At one time, when the big three broadcast networks had a virtual monopoly, their spin became "facts" for all practical purposes. The way Dan Rather and CBS News tried to stonewall and brazen out the forged document scandal suggests that they didn't realize the extent to which their monopoly was gone.
With talk radio, Fox News, and the Internet reaching tens of millions of people, no longer could a TV anchorman say "That's the way it is," as Walter Cronkite used to say, and have that be taken as the last word.
What is perhaps most revealing about Dan Rather is that his defenders are mostly outside of CBS News, and such CBS News heavyweights as Mike Wallace and Walter Cronkite have recently spoken disparagingly of him in public. Mike Wallace referred to Rather's "contrived" performances.

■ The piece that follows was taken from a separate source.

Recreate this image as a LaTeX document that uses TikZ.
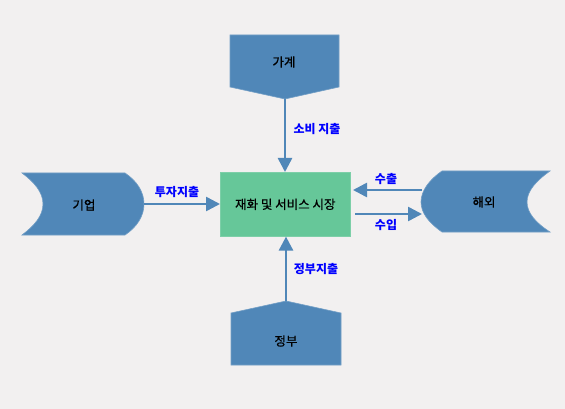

"Contrived" is a polite word for phony.
Although Rather is through as anchorman, what he represents is not through, and that is what makes it important to be clear about what he was and what he did, regardless of the spin of those seeking to make excuses for him. We the public need to recognize what is and is not a fact and the media need to recognize the bias and arrogance in Rather's work -- and in their own.
One hopeful sign of changes in recent times is that even liberal media outlets have begun to see a need to have a few token moderate or conservative voices. It's not much but it's a move in the right direction. So is the departure of Dan Rather.